I did give it a try, right now, and what I saw is just what I had
expected: No, it can't run as root either.
It can't run as root either. And it flunked just like it flunked as
normal user, because in a grsecurity-hardened kernel based system, root
is not the boss like root used to be the boss in pre linux capabilities
system.
This application runs. The problem is your system. Cinelerra is not perfect, but
I have good experience with regard to this program and system development,
and I can say with good authority, the problem here is not cinelerra, it is the
environment. I have built many systems, from embedded to crays, hardware
and software... gentoo is a poor excuse for a system. If the hardened install
breaks applications, the problem is with the hardened install, not the application.
It is the job of the os to run the programs, not to fain running them, or fail a
normally operational program. Security at the cost of failure seems to be a
cost you are willing to bear.
The system install for gentoo on my machine is nearly complete. When it
works, I will see if I can tell what it is that is causing the immediate failures.

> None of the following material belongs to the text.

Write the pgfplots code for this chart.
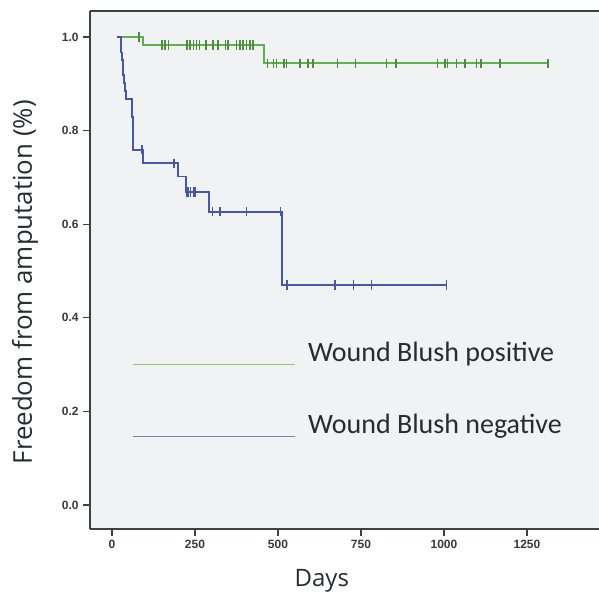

After reconnoitering the gentoo install, I have reached the conclusion that it
may be the only system I can not support. FreeBSD worked better, which
is saying something. If you would like to see a build design with similar
characteristics which has been known to work well, look at openwrt.
gentoo has terrible documentation, has no well defined install procedure,
does not provide a series of documented steps for system installation,
and is at best a hodge podge of loosely associated programs which are
mostly installed, not by design or intent but by latent dependency rules
which seem to occur mostly by chance. Your lucky if you get a working
system after several hours of hard work on a good machine. Lousy.